Koruptor Harus Dibunuh
Minggu, 09 Desember 2012 – 10:59 WIB
Tapi jadi menteri itu juga susah kalau ada orang datang minta sumbangan, tidak mungkin tidak kita berikan. Coba kalau jadi menteri, pasti kan sistemnya begini terus di mana gaji itu kecil, dan negara tidak alokasikan dana untuk sosial. Nanti mereka karena sahabatan dengan menteri, pasti bawa proposal minta sumbangan kegiatan sosial. Kita sebagai menteri mau nolak enggak bisa, udah nama kita buruk, ada yang minta sumbangan tidak dikasih, nanti di demo. Kalau dalam kasus saya, uang yang dipakai juga bukan uang negara, tapi uang sumbangan yang diberikan pada saya. Kalau ada kegiatan, ada yang nyumbang ke saya. Itu uang saya pakai untuk pembangunan perikanan dan kelautan juga dana sosial.
Prosesnya begitu. Siapa pun jadi menteri, pasti akan dimintai sumbangan. Padahal APBN enggak akan ada alokasi untuk itu kan. Saya sumbang itu bukan dengan uang negara, makanya dinamakan nonbudgeter. Dana taktis. Saya dilaporkan dan kena kasus ini, hanya karena menteri sesudah saya takut ketahuan memakai uang ini.
Jadi kenapa korupsi berulang, karena penegakan hukumnya enggak adil. Yang merasa back-upnya kuat pasti aman-aman saja. Coba kasus Wa Ode, saya kira banggar itu pasti kena semua. Kalau KPK kurang yakin, lihatlah kehidupan orang-orang banggar itu, kaya raya setengah mati. Very, very, very rich itu. Duit dari mana itu? Orang-orang namanya disebut Wa Ode dulunya anak LSM kok saya tahu itu. Kok aman karena partai.

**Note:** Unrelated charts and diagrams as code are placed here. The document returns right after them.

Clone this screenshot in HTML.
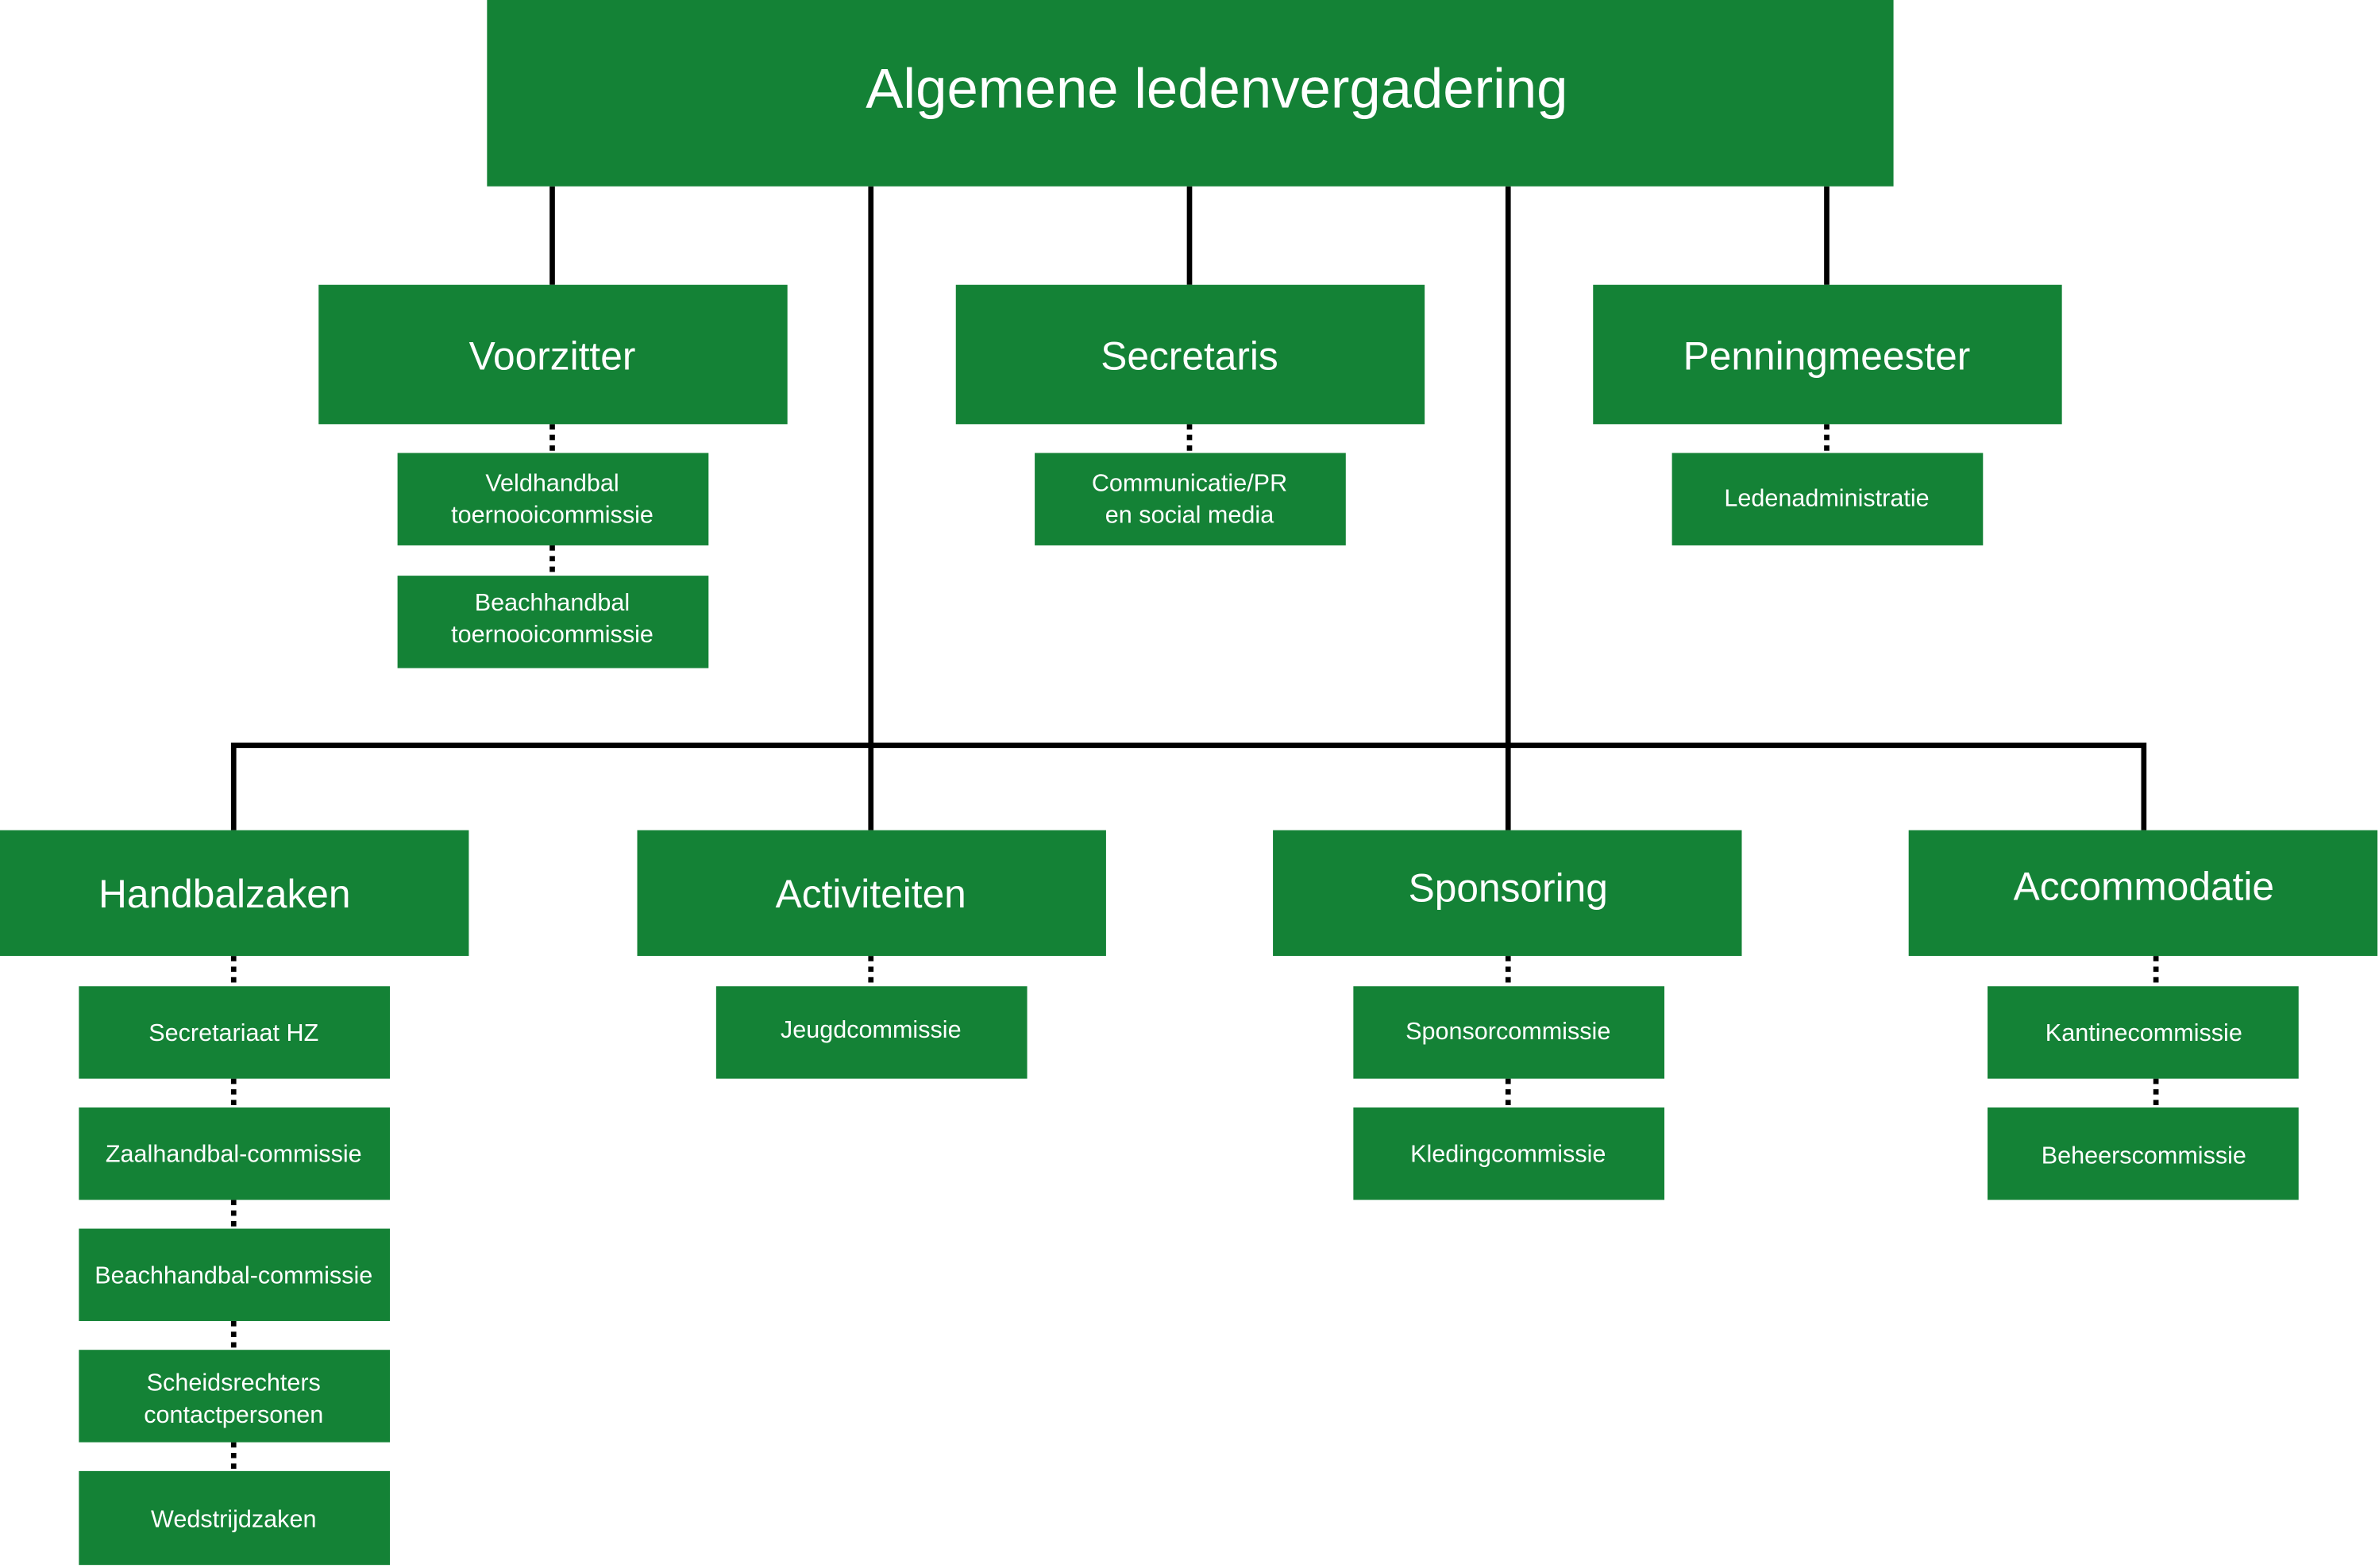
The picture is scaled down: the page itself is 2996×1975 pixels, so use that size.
<!DOCTYPE html><html><head><style>body{margin:0;background:#fff}svg{display:block}text{font-family:"Liberation Sans",sans-serif;fill:#fff;text-anchor:middle}</style></head><body>
<svg width="2996" height="1975" viewBox="0 0 1568 1035" preserveAspectRatio="none">
<g stroke="#000" stroke-width="3.5" fill="none">
<path d="M364 123V188M574 123V548M784 123V188M994 123V548M1204 123V188M154 548V492H1413V548"/>
</g>
<g stroke="#000" stroke-width="3.5" stroke-dasharray="3.5 3.5" fill="none">
<path d="M364 280V299M364 360V380M784 280V299M1204 280V299M154 631V651M154 712V731M154 792V811M154 872V891M154 952V971M574 631V651M994 631V651M994 712V731M1421 631V651M1421 712V731"/>
</g>
<g fill="#148236">
<rect x="321" y="0" width="927" height="123"/>
<rect x="210" y="188" width="309" height="92"/><rect x="630" y="188" width="309" height="92"/><rect x="1050" y="188" width="309" height="92"/>
<rect x="262" y="299" width="205" height="61"/><rect x="262" y="380" width="205" height="61"/>
<rect x="682" y="299" width="205" height="61"/><rect x="1102" y="299" width="205" height="61"/>
<rect x="0" y="548" width="309" height="83"/><rect x="420" y="548" width="309" height="83"/><rect x="839" y="548" width="309" height="83"/><rect x="1258" y="548" width="309" height="83"/>
<rect x="52" y="651" width="205" height="61"/><rect x="52" y="731" width="205" height="61"/><rect x="52" y="811" width="205" height="61"/><rect x="52" y="891" width="205" height="61"/><rect x="52" y="971" width="205" height="62"/>
<rect x="472" y="651" width="205" height="61"/>
<rect x="892" y="651" width="205" height="61"/><rect x="892" y="731" width="205" height="61"/>
<rect x="1310" y="651" width="205" height="61"/><rect x="1310" y="731" width="205" height="61"/>
</g>
<text x="802" y="71" font-size="37">Algemene ledenvergadering</text>
<g font-size="26"><text x="364" y="244">Voorzitter</text><text x="784" y="244">Secretaris</text><text x="1204" y="244">Penningmeester</text>
<text x="148" y="599">Handbalzaken</text><text x="574" y="599">Activiteiten</text><text x="994" y="595">Sponsoring</text><text x="1413" y="594">Accommodatie</text></g>
<g font-size="16">
<text x="364" y="324">Veldhandbal</text><text x="364" y="345">toernooicommissie</text>
<text x="364" y="403">Beachhandbal</text><text x="364" y="424">toernooicommissie</text>
<text x="784" y="324">Communicatie/PR</text><text x="784" y="345">en social media</text>
<text x="1204" y="334">Ledenadministratie</text>
<text x="154" y="687">Secretariaat HZ</text><text x="154" y="767">Zaalhandbal-commissie</text><text x="154" y="847">Beachhandbal-commissie</text>
<text x="154" y="918">Scheidsrechters</text><text x="154" y="939">contactpersonen</text><text x="154" y="1008">Wedstrijdzaken</text>
<text x="574" y="685">Jeugdcommissie</text>
<text x="994" y="686">Sponsorcommissie</text><text x="994" y="767">Kledingcommissie</text>
<text x="1413" y="687">Kantinecommissie</text><text x="1413" y="768">Beheerscommissie</text>
</g>
</svg></body></html>
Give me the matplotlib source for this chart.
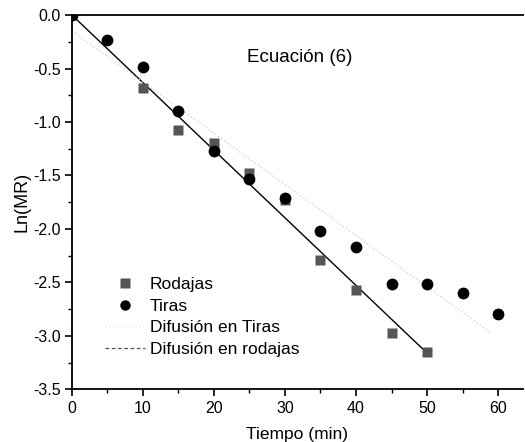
import numpy as np
import matplotlib
matplotlib.use('Agg')
import matplotlib.pyplot as plt
from matplotlib.lines import Line2D
from matplotlib.ticker import MultipleLocator

plt.rcParams['font.family'] = ['Liberation Sans', 'DejaVu Sans']

# Datos experimentales
t_rodajas = [0, 10, 15, 20, 25, 30, 35, 40, 45, 50]
ln_rodajas = [0.0, -0.685, -1.075, -1.195, -1.475, -1.73, -2.29, -2.57, -2.975, -3.155]

t_tiras = [0, 5, 10, 15, 20, 25, 30, 35, 40, 45, 50, 55, 60]
ln_tiras = [0.0, -0.23, -0.485, -0.897, -1.267, -1.53, -1.71, -2.02, -2.165, -2.51, -2.51, -2.595, -2.795]

# Ajustes (modelo de difusion)
t_fit_rodajas = [0, 50]
ln_fit_rodajas = [0.0, -3.16]
t_fit_tiras = [0, 59]
ln_fit_tiras = [-0.15, -2.97]

fig = plt.figure(figsize=(5.25, 4.42), dpi=100)
ax = fig.add_axes([0.137, 0.119, 0.859, 0.847])

ax.plot(t_fit_rodajas, ln_fit_rodajas, color='black', lw=1.0, zorder=2)
ax.plot(t_fit_tiras, ln_fit_tiras, color='#cccccc', lw=0.9, ls=(0, (1, 2)), zorder=2)
ax.plot(t_rodajas, ln_rodajas, 's', color='#555555', ms=7, mec='none', zorder=3)
ax.plot(t_tiras, ln_tiras, 'o', color='black', ms=8.5, mec='none', zorder=4)

ax.set_xlim(0, 63.5)
ax.set_ylim(-3.5, 0)
ax.xaxis.set_major_locator(MultipleLocator(10))
ax.xaxis.set_minor_locator(MultipleLocator(5))
ax.yaxis.set_major_locator(MultipleLocator(0.5))
ax.yaxis.set_minor_locator(MultipleLocator(0.25))
ax.yaxis.set_major_formatter(plt.FuncFormatter(lambda v, p: f'{v:.1f}'))
ax.tick_params(which='major', direction='out', length=5, width=1.2, labelsize=11.5, pad=3)
ax.tick_params(which='minor', direction='out', length=3, width=1.0)
ax.spines['right'].set_visible(False)
for s in ['left', 'bottom', 'top']:
    ax.spines[s].set_linewidth(1.3)

ax.set_xlabel('Tiempo (min)', fontsize=12.5, labelpad=8)
ax.set_ylabel('Ln(MR)', fontsize=13, labelpad=2)

ax.text(24.6, -0.40, 'Ecuación (6)', fontsize=13.5, va='center', ha='left')

handles = [
    Line2D([], [], ls='none', marker='s', color='#555555', ms=6.5, mec='none'),
    Line2D([], [], ls='none', marker='o', color='black', ms=7.5, mec='none'),
    Line2D([], [], color='#e0e0e0', lw=0.9, ls=(0, (1, 2))),
    Line2D([], [], color='#555555', lw=0.9, ls=(0, (3, 2))),
]
labels = ['Rodajas', 'Tiras', 'Difusión en Tiras', 'Difusión en rodajas']
ax.legend(handles, labels, loc='upper left', bbox_to_anchor=(0.073, 0.30),
          borderaxespad=0, borderpad=0, frameon=False, fontsize=12.5,
          handlelength=2.3, handletextpad=0.3, labelspacing=0.37)

fig.savefig('out.png', dpi=100)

Penegakan hukum itu tidak equality before the law. Istilahnya ya tajam ke bawah, tumpul ke atas. Semua tidak sama di mata hukum. Contoh sarkasme ya ibu yang dituduh nyuri kakao. Kalau di kalangan elit, yang lemah-lemah model saya ini yang dihajar untuk dijadiin kampanye gitu, pak Sujudi, mantan Menkes. Kasihan itu. Ada kok menteri yang triliunan kekayaannya, rekening gendut juga sudah jelas-jelas juga enggak tersentuh.